We get up early so that we don’t get caught on the beach. Today, the group splits – Donor and Trooper are going to hike ahead while Quiet, Dexter, Energizer Bunny and I take a bus to Tillamook to resupply and get a power bank but mostly to tour the Tillamook Cheese Factory.
We catch the 7 am bus which means we are early, so of course we stop for breakfast. It’s our first real breakfast of the trail and we order so much food that the server shakes his head a little, but it’s a normal amount to us and even though we’re not hiking as much as the PCT, we eat it all.
From there, we walk a mile and a half to Fred Meyer. Quiet and I talk (he is named Quiet ironically, because he’s chatty, though he claims to be an introvert at home) and walking down the roads I am struck with a feeling that I’m a traveler now. I see people in their normal everyday lives and I think – that isn’t me. I did the thing I wanted to do, that I was afraid I wasn’t brave enough for. I stepped away. I chose an unconventional life, if only temporarily. I think of Jack Kerouac and other exaltations of traveling and freedom and in this moment I think, oh – this is that feeling. To feel different and to walk through the life you’re not choosing. To feel like you stepped outside of the system. To feel like you broke free, like you can see it all for what it really is, like you have found the secret.
We step into Fred Meyer. I help Energizer Bunny get situated with electronics and then get some fuel and then stand at the sunglass kiosk for a while trying on sunglasses. This trail has made me more self conscious about my hikertrash appearance, or maybe it’s tiring to look so dirty all the time. Dexter has gone so far as to start wearing deodorant again. Being around non-hikers makes me aware of how dirty my clothes have permanently become, how loose they are, how much I do not look like a bubbly, fun hiker. And the weight I’ve lost I notice most in my face, which seems to look svelte to others but looks gaunt to me, and my body awkward and gangly. There are a few things I enjoy: my armpit hair is longer than it’s ever been, probably 3 inches, and I am getting a kick out of its presence. My legs are solid muscle. Even my arms are more cut, bulging from trekking pole use.
But ultimately I don’t buy sunglasses, because I can’t find a pair that transforms me from looking like hiker trash to dayhiker. Go figure.

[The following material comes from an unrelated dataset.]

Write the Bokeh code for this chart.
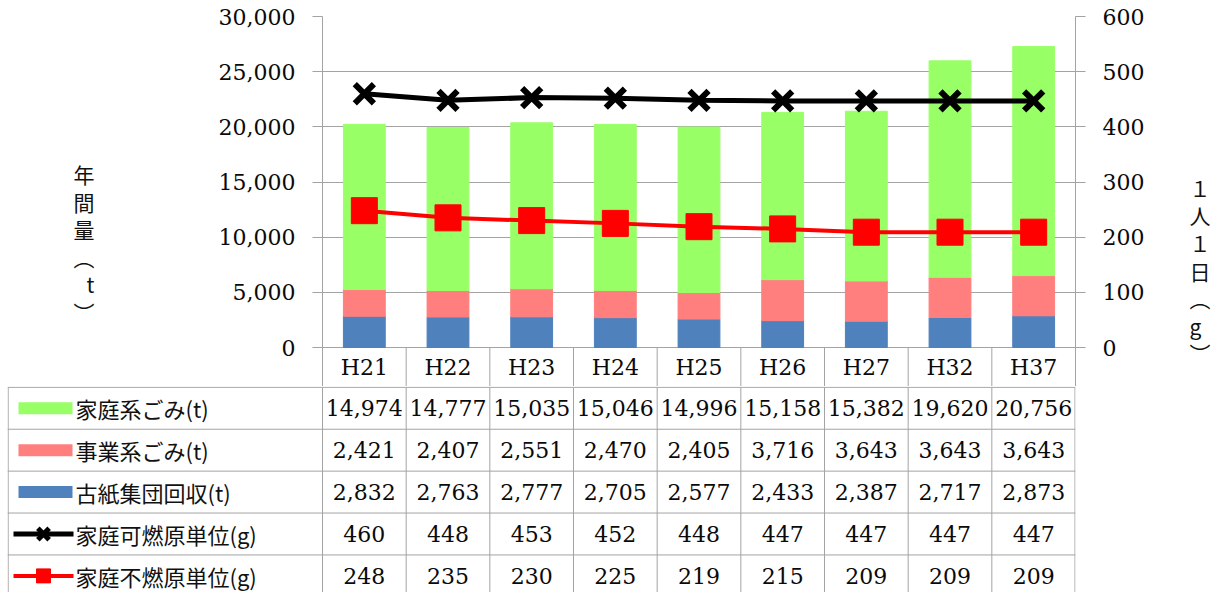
from bokeh.plotting import figure
from bokeh.models import (Range1d, LinearAxis, FixedTicker, FactorRange,
                          ColumnDataSource, NumeralTickFormatter)
from bokeh.transform import dodge
from bokeh.core.properties import value
from bokeh.embed import file_html
from bokeh.resources import INLINE

# ---------------- data ----------------
categories = ["H21", "H22", "H23", "H24", "H25", "H26", "H27", "H32", "H37"]
household_t = [14974, 14777, 15035, 15046, 14996, 15158, 15382, 19620, 20756]
business_t = [2421, 2407, 2551, 2470, 2405, 3716, 3643, 3643, 3643]
paper_t = [2832, 2763, 2777, 2705, 2577, 2433, 2387, 2717, 2873]
burnable_g = [460, 448, 453, 452, 448, 447, 447, 447, 447]
nonburnable_g = [248, 235, 230, 225, 219, 215, 209, 209, 209]
series_names = ["家庭系ごみ(t)", "事業系ごみ(t)", "古紙集団回収(t)",
                "家庭可燃原単位(g)", "家庭不燃原単位(g)"]
left_ticks = [0, 5000, 10000, 15000, 20000, 25000, 30000]
right_ticks = [0, 100, 200, 300, 400, 500, 600]
left_title = "年間量（t）"
right_title = "１人１日（g）"

# ---------------- styles ----------------
GREEN = "#99ff66"
PINK = "#ff7f7f"
BLUE = "#4f81bd"
GRAY = "#a3a3a3"
NUM_FONT = "DejaVu Serif"
JP_FONT = "Noto Sans CJK JP"

W = 1215
TOP_H = 386
FL, FR, FT = 322, 140, 16
plot_px, label_px = 331, 39
ymax = left_ticks[-1]
ymin = -ymax * label_px / plot_px
gmax = right_ticks[-1]
gmin = -gmax * label_px / plot_px


def vertical(s, pad_top):
    s = s.replace("（", "︵").replace("）", "︶")
    return "\n".join(["\u3000"] * pad_top + list(s))


src = ColumnDataSource(dict(cat=categories, home=household_t, biz=business_t,
                            paper=paper_t, burn=burnable_g, nonburn=nonburnable_g))

p = figure(width=W, height=TOP_H, x_range=FactorRange(*categories),
           y_range=Range1d(ymin, ymax), x_axis_location=None,
           output_backend="svg", toolbar_location=None,
           min_border_left=FL, min_border_right=FR, min_border_top=FT,
           min_border_bottom=0, outline_line_color=None)
p.extra_y_ranges = {"g": Range1d(gmin, gmax)}
p.xgrid.grid_line_color = None
p.ygrid.ticker = FixedTicker(ticks=left_ticks)
p.ygrid.grid_line_color = GRAY
p.ygrid.grid_line_width = 1


def style_axis(ax, ticks, standoff, title, title_standoff, pad):
    ax.ticker = FixedTicker(ticks=ticks)
    ax.formatter = NumeralTickFormatter(format="0,0")
    ax.major_label_text_font = NUM_FONT
    ax.major_label_text_font_size = "22px"
    ax.major_label_text_color = "#0a0a0a"
    ax.major_tick_out = 10
    ax.major_tick_in = 0
    ax.minor_tick_out = 0
    ax.minor_tick_in = 0
    ax.axis_line_color = GRAY
    ax.major_tick_line_color = GRAY
    ax.major_label_standoff = standoff
    ax.axis_label = vertical(title, pad)
    ax.axis_label_orientation = "horizontal"
    ax.axis_label_standoff = title_standoff
    ax.axis_label_text_font = JP_FONT
    ax.axis_label_text_font_size = "21px"
    ax.axis_label_text_font_style = "normal"
    ax.axis_label_text_color = "#111111"
    ax.axis_label_text_line_height = 0.92


style_axis(p.yaxis[0], left_ticks, 17, left_title, 121, 3)
rax = LinearAxis(y_range_name="g")
style_axis(rax, right_ticks, 17, right_title, 42, 5)
p.add_layout(rax, "right")

p.vbar_stack(["paper", "biz", "home"], x="cat", width=0.5,
             color=[BLUE, PINK, GREEN], source=src)

p.line("cat", "burn", source=src, y_range_name="g", line_color="black", line_width=5)
p.scatter("cat", "burn", source=src, y_range_name="g", marker="x", size=27,
          line_width=6, line_color="black")
p.line("cat", "nonburn", source=src, y_range_name="g", line_color="red", line_width=4)
p.scatter("cat", "nonburn", source=src, y_range_name="g", marker="square", size=26,
          fill_color="red", line_color="red")

# category row (x labels with cell borders)
sep = ColumnDataSource(dict(cat=categories[:-1]))
p.segment(x0=dodge("cat", 0.5, range=p.x_range), y0=ymin,
          x1=dodge("cat", 0.5, range=p.x_range), y1=0,
          source=sep, line_color=GRAY, line_width=1)
p.text(x="cat", y=ymin / 2, text="cat", source=src, text_align="center",
       text_baseline="middle", text_font=value(NUM_FONT), text_font_size="22px",
       text_color="#0a0a0a")

# ---------------- data table ----------------
TB_H = 206
TL = 7
row_px = 41.9
col_px = (W - FL - FR) / len(categories)
left_units = (FL - TL) / col_px
nrows = len(series_names)
ncols = len(categories)
bottom_units = TB_H / row_px

t = figure(width=W, height=TB_H, x_range=Range1d(-left_units, ncols),
           y_range=Range1d(bottom_units - 0.02, -0.02),
           x_axis_location=None, y_axis_location=None,
           output_backend="svg", toolbar_location=None,
           min_border_left=TL, min_border_right=FR, min_border_top=0,
           min_border_bottom=0, outline_line_color=None)
t.xgrid.grid_line_color = None
t.ygrid.grid_line_color = None

hy = list(range(nrows))
t.segment(x0=[-left_units] * nrows, x1=[ncols] * nrows, y0=hy, y1=hy,
          line_color=GRAY, line_width=1)
vx = [-left_units + 0.008] + list(range(ncols)) + [ncols - 0.006]
t.segment(x0=vx, x1=vx, y0=[0] * len(vx), y1=[bottom_units] * len(vx),
          line_color=GRAY, line_width=1)

rows_vals = [household_t, business_t, paper_t, burnable_g, nonburnable_g]
cx, cy, ct = [], [], []
for r, vals in enumerate(rows_vals):
    for c, v in enumerate(vals):
        cx.append(c + 0.5)
        cy.append(r + 0.5)
        ct.append(f"{v:,}")
t.text(x=cx, y=cy, text=ct, text_align="center", text_baseline="middle",
       text_font=value(NUM_FONT), text_font_size="22px", text_color="#0a0a0a")

lx = -left_units + 68 / col_px
t.text(x=[lx] * nrows, y=[r + 0.5 for r in range(nrows)], text=series_names,
       text_align="left", text_baseline="middle", text_font=value(JP_FONT),
       text_font_size="22px", text_color="#111111")

kx = -left_units + 38 / col_px
t.rect(x=[kx] * 3, y=[0.5, 1.5, 2.5], width=54 / col_px, height=12 / row_px,
       fill_color=[GREEN, PINK, BLUE], line_color=None)
k0 = -left_units + 6 / col_px
k1 = -left_units + 66 / col_px
km = -left_units + 36 / col_px
t.segment(x0=[k0], x1=[k1], y0=[3.5], y1=[3.5], line_color="black", line_width=5)
t.scatter(x=[km], y=[3.5], marker="x", size=16, line_width=5, line_color="black")
t.segment(x0=[k0], x1=[k1], y0=[4.5], y1=[4.5], line_color="red", line_width=4)
t.scatter(x=[km], y=[4.5], marker="square", size=14, fill_color="red", line_color="red")

open("out.html", "w").write(file_html([p, t], INLINE))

It’s another half mile to the cheese factory and we try all the cheeses and order grilled cheeses and then we go back for ice cream. We spot a deal: a five ice cream sampler. The cashier says they’re junior scoops, but when we get our cups I’m faced with more ice cream than I’ve ever been tasked with eating. “You’ve never eaten a pint of ice cream before?” Dexter asks, like it’s a normal thing to do. No! I say. Dexter ends up finishing my ice cream for me. Quiet tells us that he spent years of his life thinking that everyone else was eating 6 or 7 eggs for breakfast like he was. He once ate 11 eggs, he tells us.
Apologizing to my body, I waddle to the bus stop and we ride back to where we left off. The goal is to get a little boat across the water so we don’t have to road walk, but when I ask the first person coming in he says that it can’t be crossed, the water is shallow and there’s a clam bed. I don’t believe him, but I also don’t see any other boats.
Dexter starts walking but Quiet, Energizer Bunny and I get a hitch from a man Quiet had chatted up. It is nice to have Quiet because he sits in the front and chats with the driver, which I usually have to do. When we get to camp we debate a little bit over what to do – keep walking so we’re closer to the lake we need to cross at low tide, or wait for Dexter, camp here and leave very early?
The camp is nice so we decide to stay. I take a shower and we cook the sausages I’d packed out and they’re delicious. We’re joined by Mermaid, who I hiked with on the PCT (!!) and Frank, a hiker from Ghana who had been traveling all over but was new to hiking.
I get in my tent around 8 but stay up late finishing my book. It is such a pleasure to read out here.